### [TASK DIRECTIONS]
Find the word "with" in the listing; pull out each line holding it.

### [COLLECTED DATA]
"""

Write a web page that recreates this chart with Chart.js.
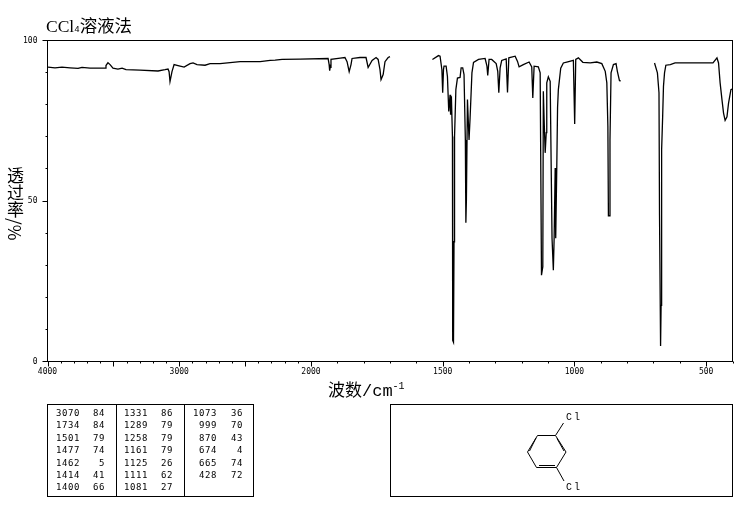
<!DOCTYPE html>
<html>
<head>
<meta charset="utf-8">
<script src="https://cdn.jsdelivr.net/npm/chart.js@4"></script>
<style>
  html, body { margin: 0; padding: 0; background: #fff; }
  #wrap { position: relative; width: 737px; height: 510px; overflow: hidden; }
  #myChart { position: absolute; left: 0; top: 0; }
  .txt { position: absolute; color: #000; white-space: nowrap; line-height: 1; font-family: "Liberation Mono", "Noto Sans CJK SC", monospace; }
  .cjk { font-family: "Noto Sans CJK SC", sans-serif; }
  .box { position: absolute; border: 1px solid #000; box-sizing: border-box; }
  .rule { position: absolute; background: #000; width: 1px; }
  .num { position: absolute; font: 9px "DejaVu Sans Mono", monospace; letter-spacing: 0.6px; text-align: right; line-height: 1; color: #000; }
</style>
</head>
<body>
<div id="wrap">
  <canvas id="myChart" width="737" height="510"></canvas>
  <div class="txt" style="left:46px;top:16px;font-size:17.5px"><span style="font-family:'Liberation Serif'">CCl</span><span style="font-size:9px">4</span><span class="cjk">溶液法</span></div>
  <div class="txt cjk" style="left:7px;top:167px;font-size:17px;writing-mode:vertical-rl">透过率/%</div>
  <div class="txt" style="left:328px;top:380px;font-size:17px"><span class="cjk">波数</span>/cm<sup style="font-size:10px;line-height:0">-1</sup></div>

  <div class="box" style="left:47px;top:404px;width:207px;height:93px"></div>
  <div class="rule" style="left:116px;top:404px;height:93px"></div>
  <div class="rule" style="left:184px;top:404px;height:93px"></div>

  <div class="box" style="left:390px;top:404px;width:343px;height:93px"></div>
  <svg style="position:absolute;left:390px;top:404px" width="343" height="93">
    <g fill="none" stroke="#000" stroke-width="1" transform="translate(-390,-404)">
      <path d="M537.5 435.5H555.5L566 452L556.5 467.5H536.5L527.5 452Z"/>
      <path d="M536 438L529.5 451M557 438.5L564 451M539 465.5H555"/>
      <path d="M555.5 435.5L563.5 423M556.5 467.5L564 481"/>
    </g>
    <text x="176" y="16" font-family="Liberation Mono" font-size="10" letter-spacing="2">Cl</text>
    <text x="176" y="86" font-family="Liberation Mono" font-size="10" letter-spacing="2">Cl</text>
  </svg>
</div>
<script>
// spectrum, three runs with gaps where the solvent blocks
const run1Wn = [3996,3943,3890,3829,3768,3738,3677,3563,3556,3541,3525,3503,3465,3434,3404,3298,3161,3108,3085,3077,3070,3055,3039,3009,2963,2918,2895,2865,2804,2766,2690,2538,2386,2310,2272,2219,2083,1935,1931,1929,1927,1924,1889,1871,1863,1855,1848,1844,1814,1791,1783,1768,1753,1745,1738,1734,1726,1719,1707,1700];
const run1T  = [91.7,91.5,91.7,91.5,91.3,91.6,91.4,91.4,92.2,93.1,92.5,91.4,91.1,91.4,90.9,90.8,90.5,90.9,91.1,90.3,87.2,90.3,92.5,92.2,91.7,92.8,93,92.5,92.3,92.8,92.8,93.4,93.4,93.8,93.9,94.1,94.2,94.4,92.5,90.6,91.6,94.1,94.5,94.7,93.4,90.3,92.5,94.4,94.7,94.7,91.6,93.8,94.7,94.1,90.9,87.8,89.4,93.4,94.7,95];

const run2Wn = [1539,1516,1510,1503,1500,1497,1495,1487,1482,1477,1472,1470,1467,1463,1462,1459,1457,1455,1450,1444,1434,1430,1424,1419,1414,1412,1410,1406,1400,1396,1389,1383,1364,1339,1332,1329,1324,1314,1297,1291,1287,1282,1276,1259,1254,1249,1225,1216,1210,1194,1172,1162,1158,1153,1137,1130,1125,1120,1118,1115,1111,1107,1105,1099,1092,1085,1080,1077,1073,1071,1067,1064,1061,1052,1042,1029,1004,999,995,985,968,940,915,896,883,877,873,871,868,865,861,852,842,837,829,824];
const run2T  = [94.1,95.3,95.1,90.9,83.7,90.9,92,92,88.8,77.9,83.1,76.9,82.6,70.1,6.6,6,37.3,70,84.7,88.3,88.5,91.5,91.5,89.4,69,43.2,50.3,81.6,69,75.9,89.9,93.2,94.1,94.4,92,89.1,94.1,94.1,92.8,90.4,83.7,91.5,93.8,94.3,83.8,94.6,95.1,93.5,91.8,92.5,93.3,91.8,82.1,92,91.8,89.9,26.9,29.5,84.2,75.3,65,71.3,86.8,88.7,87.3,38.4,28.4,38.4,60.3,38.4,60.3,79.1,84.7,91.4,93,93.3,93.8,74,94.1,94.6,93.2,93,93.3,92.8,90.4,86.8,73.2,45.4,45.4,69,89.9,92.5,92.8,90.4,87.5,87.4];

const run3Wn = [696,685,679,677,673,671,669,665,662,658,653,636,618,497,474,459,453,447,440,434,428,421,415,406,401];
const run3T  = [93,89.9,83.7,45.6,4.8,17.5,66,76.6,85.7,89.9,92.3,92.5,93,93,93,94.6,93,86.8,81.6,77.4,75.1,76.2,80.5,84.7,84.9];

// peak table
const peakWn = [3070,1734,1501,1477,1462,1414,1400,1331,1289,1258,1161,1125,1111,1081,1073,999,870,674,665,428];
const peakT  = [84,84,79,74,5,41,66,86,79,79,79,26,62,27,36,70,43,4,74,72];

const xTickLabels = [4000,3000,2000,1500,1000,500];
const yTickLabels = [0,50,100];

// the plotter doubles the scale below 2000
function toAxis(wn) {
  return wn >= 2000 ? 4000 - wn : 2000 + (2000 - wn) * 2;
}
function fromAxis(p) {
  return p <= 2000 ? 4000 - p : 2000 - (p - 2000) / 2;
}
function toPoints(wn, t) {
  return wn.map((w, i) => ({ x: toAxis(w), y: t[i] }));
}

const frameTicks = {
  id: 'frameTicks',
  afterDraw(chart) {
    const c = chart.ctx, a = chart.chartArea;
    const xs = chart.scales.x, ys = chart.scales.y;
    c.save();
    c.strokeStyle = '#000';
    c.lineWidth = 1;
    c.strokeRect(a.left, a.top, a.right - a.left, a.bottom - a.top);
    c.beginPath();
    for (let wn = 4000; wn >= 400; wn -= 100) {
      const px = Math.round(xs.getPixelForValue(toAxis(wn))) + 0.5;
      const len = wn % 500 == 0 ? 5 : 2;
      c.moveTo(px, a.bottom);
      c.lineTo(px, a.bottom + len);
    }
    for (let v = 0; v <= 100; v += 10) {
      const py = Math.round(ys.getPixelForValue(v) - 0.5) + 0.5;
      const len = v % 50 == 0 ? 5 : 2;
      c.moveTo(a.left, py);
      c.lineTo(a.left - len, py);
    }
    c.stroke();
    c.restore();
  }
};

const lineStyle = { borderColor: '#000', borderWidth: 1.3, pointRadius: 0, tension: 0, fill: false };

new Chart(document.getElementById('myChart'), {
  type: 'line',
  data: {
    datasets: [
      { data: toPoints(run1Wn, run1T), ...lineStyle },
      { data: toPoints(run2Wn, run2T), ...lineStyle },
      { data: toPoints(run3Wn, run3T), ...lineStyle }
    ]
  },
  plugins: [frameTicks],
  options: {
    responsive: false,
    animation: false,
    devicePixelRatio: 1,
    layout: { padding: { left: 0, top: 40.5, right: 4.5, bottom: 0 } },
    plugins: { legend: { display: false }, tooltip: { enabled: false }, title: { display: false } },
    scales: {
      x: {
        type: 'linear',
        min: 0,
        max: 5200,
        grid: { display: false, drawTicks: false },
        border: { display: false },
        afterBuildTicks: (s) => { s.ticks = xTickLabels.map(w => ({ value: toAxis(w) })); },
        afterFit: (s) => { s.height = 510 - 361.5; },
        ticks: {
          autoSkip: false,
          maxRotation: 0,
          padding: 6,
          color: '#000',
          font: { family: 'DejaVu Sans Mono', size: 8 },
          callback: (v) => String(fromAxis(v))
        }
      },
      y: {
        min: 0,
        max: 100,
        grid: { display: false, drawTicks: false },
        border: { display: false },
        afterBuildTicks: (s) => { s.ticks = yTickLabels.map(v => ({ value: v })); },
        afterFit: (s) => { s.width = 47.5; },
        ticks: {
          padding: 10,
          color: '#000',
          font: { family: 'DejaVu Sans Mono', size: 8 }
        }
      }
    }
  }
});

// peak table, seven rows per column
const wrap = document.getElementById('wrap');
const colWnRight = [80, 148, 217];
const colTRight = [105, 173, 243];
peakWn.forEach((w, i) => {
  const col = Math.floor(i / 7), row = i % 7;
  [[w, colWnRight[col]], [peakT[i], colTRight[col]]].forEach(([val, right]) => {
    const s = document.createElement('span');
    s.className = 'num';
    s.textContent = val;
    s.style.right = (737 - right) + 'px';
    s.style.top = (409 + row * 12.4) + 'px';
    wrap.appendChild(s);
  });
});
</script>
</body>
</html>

"""

### [EXERCISE RESPONSE]
Write a web page that recreates this chart with Chart.js.
// spectrum, three runs with gaps where the solvent blocks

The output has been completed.